Até que ponto o futuro está em nossas mãos? Será que existe um caminho pré-determinado, traçado por alguma instância transcendente? Que poder temos de mudar isso, caso exista? Que consequências nos esperam, caso não obedeçamos ao nosso destino?
O filme Os agentes do destino aborda essas questões intrigantes, embora o faça ao estilo hollywoodiano, adotando uma narrativa que lembra os filmes de ação. A tese do roteirista é que o Diretor Supremo (Deus em versão executiva) escreve um livro no qual está traçado o caminho de cada ser humano. Decepcionado com os horrores perpetrados pela humanidade, Ele resolve retomar as rédeas do mundo, mandando seus enviados (uma espécie de anjos com semblante de agentes da CIA), com poderes para fazer com que os homens sigam rigorosamente suas determinações. Quem não o faz sofrerá graves consequências para si e para seus entes queridos.
Um livro eletrônico começa a piscar quando um ser humano sai do percurso traçado pelo Diretor Supremo, pelo menos no caso daqueles que podem fazer alguma diferença para os destinos da humanidade, pois o Diretor Supremo tem a sua disposição um número reduzido de “agentes” (talvez um corte de custos no âmbito divino) e não poderia se preocupar com eventuais Zé Ninguém.
Essas ingenuidades tornam o filme um pastelão que tenta fazer bilheteria com um tema filosófico de difícil manuseio. Quem tiver a paciência de assistir até o fim, poderá contudo perceber, bem ao estilo do cinema americano, que quem é suficientemente ousado e corajoso pode fugir ao seu destino. No caso do filme, o herói de turno, em defesa de seu grande amor, enfrenta os supremos ditames divinos e, no esperado final feliz, consegue a admiração do Diretor Supremo, que resolve reescrever o seu livro, levando em conta a sua teimosa disposição de não largar mão da mulher que ama.
O filme tenta assim se manter a meio caminho entre a rigidez da visão grega do destino (Fado), retomada hoje por algumas filosofias religiosas que ligam o ser humano a um destino pré-determinado que deve rigorosamente ser cumprido, e a visão ateia, em que o ser humano é apenas um conglomerado de matéria e energia, lançado no mundo ao acaso, cabendo a ele fazer da própria vida o que ele bem entender.

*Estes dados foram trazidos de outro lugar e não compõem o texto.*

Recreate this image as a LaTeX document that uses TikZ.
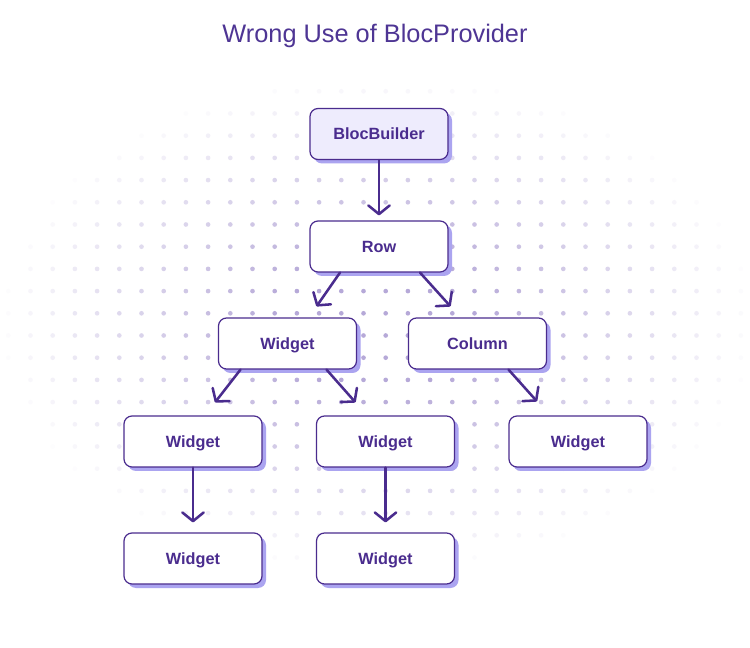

Do ponto de vista da Psicanálise, o ser humano experimenta a tensão entre o desejo de onipotência e as limitações que lhe são impostas por seus próprios limites físicos, psíquicos e ambientais. Ao viver essa tensão, ele pode se submeter obedientemente às instâncias impostas pelo ambiente, ou tentar agir de forma criativa para, digamos assim, escrever seu próprio livro, ou ainda viver a esmo, sem livro algum, à mercê de suas inclinações narcísicas, sem nenhuma preocupação com o Outro (o mundo externo, os outros seres humanos, o ambiente como um todo).
A busca da realização de um ideal de vida, em determinadas condições, pode ser percebida pelo inconsciente como uma prisão, que retira ao ser humano a possibilidade de experimentar sua liberdade, na submissão a um dever interiormente identificado como uma instância superegóica cruel.
Ao buscar imprimir seu selo pessoal, através do exercício de sua criatividade, o ser humano pode fugir da prisão do Destino, ou de uma Vontade Divina percebida como opressora e tirânica, para escrever seu próprio livro e aceitar as consequências de suas escolhas, em obediência às instâncias internas do seu Eu profundo.